Deep Learning: A Sport of Kings?

The big news in the machine learning/deep learning world this week is Google’s release of TensorFlow, their deep learning toolkit. This has prompted some to ask: why would they give away “crown jewels” for such a strategic technology? The question is best answered with a machine learning joke (paraphrased): “the winners usually have the most data, not the best algorithms”.

Neural networks have been around for a while, but it’s only been within the past 10 yrs that researchers have figured out how to train networks with many, many layers (the “deep” in “deep learning”). That research has been greatly accelerated by using GPUs as very high-performance, general purpose, vector processors. If a researcher can turn around an algorithm experiment in a day (vs 3 months), a lot more research gets done.

But as the joke suggests, it’s all about that data: you need lots and lots and LOTS of data to train a high-performance deep learning network.
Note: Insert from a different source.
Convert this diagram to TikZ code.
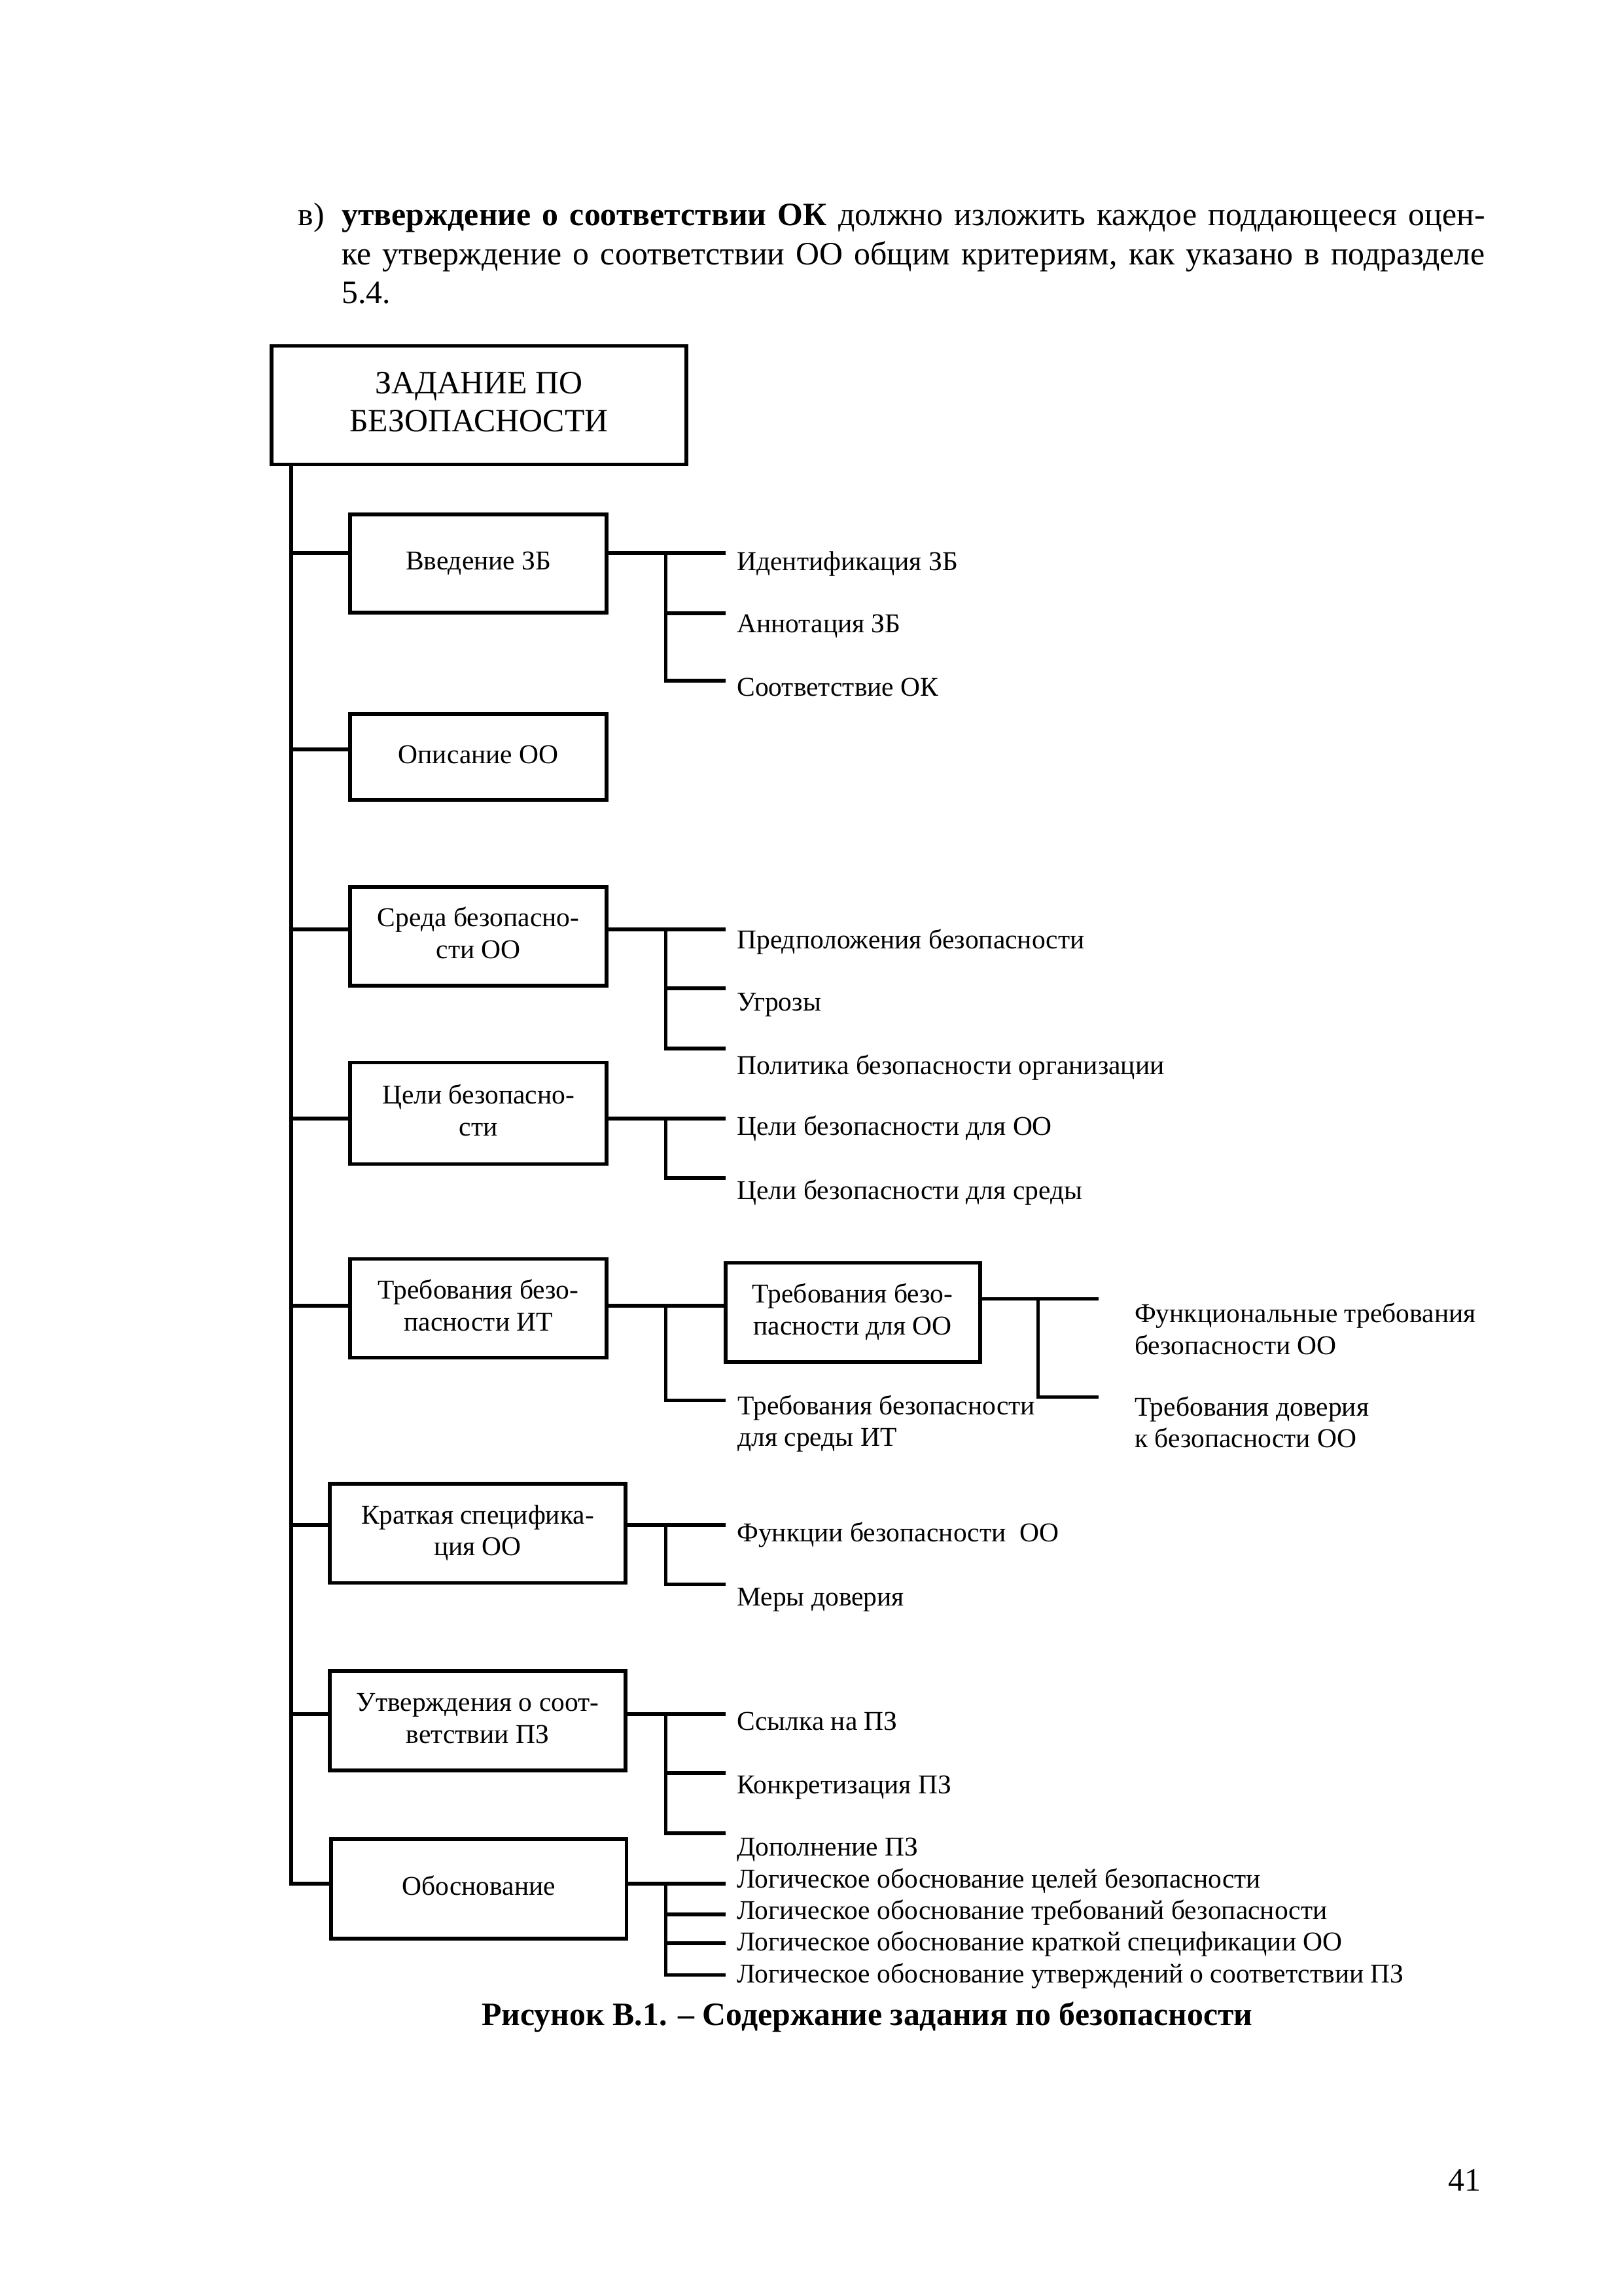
\documentclass[tikz,border=0pt]{standalone}
\usepackage{fontspec}
\setmainfont{Liberation Serif}
\newcommand\lblfont{\fontsize{10}{11.7}\selectfont}
\newcommand\bigfont{\fontsize{12}{13.8}\selectfont}
\newcommand\bodyfont{\fontsize{12}{14.3}\selectfont}
\newcommand\twol[2]{\begin{tabular}[t]{@{}l@{}}#1\\#2\end{tabular}}
\newcommand\bxt[1]{\begin{tabular}{@{}c@{}}#1\end{tabular}}
\newlength\pw
\setlength\pw{147.93mm}
\begin{document}
\begin{tikzpicture}[x=0.19039mm,y=-0.19039mm,
  box/.style={draw, line width=1.4pt, inner sep=0pt, font=\lblfont},
  bxsz/.style 2 args={minimum width=#1*0.19039mm, minimum height=#2*0.19039mm},
  ln/.style={line width=1.4pt, line cap=rect},
  lab/.style={anchor=base west, inner sep=0pt, font=\lblfont},
  txt/.style={inner sep=0pt, font=\bodyfont}]
\useasboundingbox (0,0) rectangle (1103.3,1560);
% ---- paragraph above the figure
\node[txt, anchor=base west] (vv) at (202.2,153.4) {в)};
\node[txt, anchor=base west] (para) at (232,153.4) {\bodyfont\begin{tabular}[t]{@{}l@{}}\makebox[\pw][s]{\textbf{утверждение о соответствии ОК} должно изложить каждое поддающееся оцен-}\\
\makebox[\pw][s]{ке утверждение о соответствии ОО общим критериям, как указано в подразделе}\\
5.4.\end{tabular}};
% ---- boxes
\node[box, font=\bigfont, bxsz={282}{80.5}] (main) at (325.5,275.25) {\bxt{ЗАДАНИЕ ПО\\БЕЗОПАСНОСТИ}};
\node[box, bxsz={174.5}{66.9}] (b1) at (325.15,382.95) {\bxt{Введение ЗБ}};
\node[box, bxsz={174.5}{58.4}] (b2) at (325.15,514.2) {\bxt{Описание ОО}};
\node[box, bxsz={174.5}{67.4}] (b3) at (325.15,636.1) {\bxt{Среда безопасно-\\сти ОО}};
\node[box, bxsz={174.5}{68.9}] (b4) at (325.15,756.45) {\bxt{Цели безопасно-\\сти}};
\node[box, bxsz={174.5}{67.1}] (b5) at (325.15,888.95) {\bxt{Требования безо-\\пасности ИТ}};
\node[box, bxsz={173}{67.5}] (b5b) at (579.5,891.75) {\bxt{Требования безо-\\пасности для ОО}};
\node[box, bxsz={201.3}{67.5}] (b6) at (324.65,1041.75) {\bxt{Краткая специфика-\\ция ОО}};
\node[box, bxsz={201.3}{67.6}] (b7) at (324.65,1169.2) {\bxt{Утверждения о соот-\\ветствии ПЗ}};
\node[box, bxsz={200.8}{67.4}] (b8) at (325.4,1283.3) {\bxt{Обоснование}};
% ---- reference coordinates
\coordinate (tx) at (197.8,0);
\coordinate (jx) at (452.5,0);
\coordinate (jy) at (705.5,0);
\coordinate (c1) at (0,375.7);
\coordinate (c2) at (0,509);
\coordinate (c3) at (0,631.5);
\coordinate (c4) at (0,760);
\coordinate (c5) at (0,887);
\coordinate (c5b) at (0,882.5);
\coordinate (c6) at (0,1036.2);
\coordinate (c7) at (0,1164.5);
\coordinate (c8) at (0,1280);
% branch ends
\coordinate (e11) at (491.7,375.7);
\coordinate (e12) at (491.7,416.6);
\coordinate (e13) at (491.7,462.4);
\coordinate (e31) at (491.7,631.5);
\coordinate (e32) at (491.7,671.4);
\coordinate (e33) at (491.7,712.5);
\coordinate (e41) at (491.7,760);
\coordinate (e42) at (491.7,800.3);
\coordinate (e52) at (492,951.4);
\coordinate (e5b1) at (745.5,882.5);
\coordinate (e5b2) at (745.5,949.2);
\coordinate (e61) at (491.7,1036.2);
\coordinate (e62) at (491.7,1076.4);
\coordinate (e71) at (491.7,1164.5);
\coordinate (e72) at (491.7,1204.7);
\coordinate (e73) at (491.7,1245.7);
\coordinate (e81) at (491.7,1280);
\coordinate (e82) at (491.7,1300.8);
\coordinate (e83) at (491.7,1320.3);
\coordinate (e84) at (491.7,1341.9);
% ---- labels
\node[lab] (l11) at (500.5,387.5) {Идентификация ЗБ};
\node[lab] (l12) at (500.5,430) {Аннотация ЗБ};
\node[lab] (l13) at (500.5,473) {Соответствие ОК};
\node[lab] (l31) at (500.5,644.5) {Предположения безопасности};
\node[lab] (l32) at (500.5,687) {Угрозы};
\node[lab] (l33) at (500.5,730) {Политика безопасности организации};
\node[lab] (l41) at (500.5,771.5) {Цели безопасности для ОО};
\node[lab] (l42) at (500.5,815) {Цели безопасности для среды};
\node[lab] (l52) at (501,961) {\twol{Требования безопасности}{для среды ИТ}};
\node[lab] (l5b1) at (770.8,898.6) {\twol{Функциональные требования}{безопасности ОО}};
\node[lab] (l5b2) at (770.8,962) {\twol{Требования доверия}{к безопасности ОО}};
\node[lab] (l61) at (500.5,1047.5) {Функции безопасности\ \ ОО};
\node[lab] (l62) at (500.5,1091) {Меры доверия};
\node[lab] (l71) at (500.5,1175.5) {Ссылка на ПЗ};
\node[lab] (l72) at (500.5,1218.5) {Конкретизация ПЗ};
\node[lab] (l73) at (500.5,1261) {Дополнение ПЗ};
\node[lab] (l81) at (500.5,1282.5) {Логическое обоснование целей безопасности};
\node[lab] (l82) at (500.5,1304) {Логическое обоснование требований безопасности};
\node[lab] (l83) at (500.5,1325.5) {Логическое обоснование краткой спецификации ОО};
\node[lab] (l84) at (500.5,1347) {Логическое обоснование утверждений о соответствии ПЗ};
% ---- trunk
\draw[ln] (main.south -| tx) -- (tx |- c8);
\foreach \b/\c in {b1/c1,b2/c2,b3/c3,b4/c4,b5/c5,b6/c6,b7/c7,b8/c8}
  \draw[ln] (tx |- \c) -- (\b.west |- \c);
% ---- group 1
\draw[ln] (b1.east |- c1) -- (e11);
\draw[ln] (jx |- e11) -- (jx |- e13);
\draw[ln] (jx |- e12) -- (e12);
\draw[ln] (jx |- e13) -- (e13);
% ---- group 3
\draw[ln] (b3.east |- c3) -- (e31);
\draw[ln] (jx |- e31) -- (jx |- e33);
\draw[ln] (jx |- e32) -- (e32);
\draw[ln] (jx |- e33) -- (e33);
% ---- group 4
\draw[ln] (b4.east |- c4) -- (e41);
\draw[ln] (jx |- e41) -- (jx |- e42);
\draw[ln] (jx |- e42) -- (e42);
% ---- group 5
\draw[ln] (b5.east |- c5) -- (b5b.west |- c5);
\draw[ln] (jx |- c5) -- (jx |- e52);
\draw[ln] (jx |- e52) -- (e52);
\draw[ln] (b5b.east |- c5b) -- (e5b1);
\draw[ln] (jy |- e5b1) -- (jy |- e5b2);
\draw[ln] (jy |- e5b2) -- (e5b2);
% ---- group 6
\draw[ln] (b6.east |- c6) -- (e61);
\draw[ln] (jx |- e61) -- (jx |- e62);
\draw[ln] (jx |- e62) -- (e62);
% ---- group 7
\draw[ln] (b7.east |- c7) -- (e71);
\draw[ln] (jx |- e71) -- (jx |- e73);
\draw[ln] (jx |- e72) -- (e72);
\draw[ln] (jx |- e73) -- (e73);
% ---- group 8
\draw[ln] (b8.east |- c8) -- (e81);
\draw[ln] (jx |- e81) -- (jx |- e84);
\draw[ln] (jx |- e82) -- (e82);
\draw[ln] (jx |- e83) -- (e83);
\draw[ln] (jx |- e84) -- (e84);
% ---- caption and page number
\node[txt, anchor=base, font=\bodyfont\bfseries] (cap) at (589.4,1376) {Рисунок В.1. – Содержание задания по безопасности};
\node[txt, anchor=base east] (pn) at (1007,1488.4) {41};
\end{tikzpicture}
\end{document}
And Google has more data than anyone else —so they don’t worry so much about giving away algorithms.

(Also, Google, Baidu, Twitter, Facebook, etc. are investing in GPU compute clusters that can only be described as the new “mainframe supercomputers”. Sure, you can rent GPU instances on Amazon, but there’s nothing like having the latest Nvidia board with lots of RAM and very high-performance interconnect).

What does this all mean for early stage startups? The situation creates several tough hurdles: first, freely available code and technology from Google (and Facebook) enables competitors and devalues whatever the startup might develop. Second, few startups have access to a large enough proprietary data source to compete at scale. And third, GPU compute clusters need real capital.

What’s left for startups? I see at least two interesting patterns:

  • Using deep learning as a key feature to enhance another app.  Use freely available technology to add magic.  Google Photos is a great example of this, and I think every photo and video app will soon be able to recognize stuff, people, people, items, etc. to enhance the functionality.
  • “Man-teaches-machine”.  Start out with a lot of humans doing some task and capture their work to train a network.  Over time, have the network handle the common cases, with the exceptions / ambiguous cases routed to humans for resolution.  Build a large, proprietary training set, enjoy compounded interest, and profit.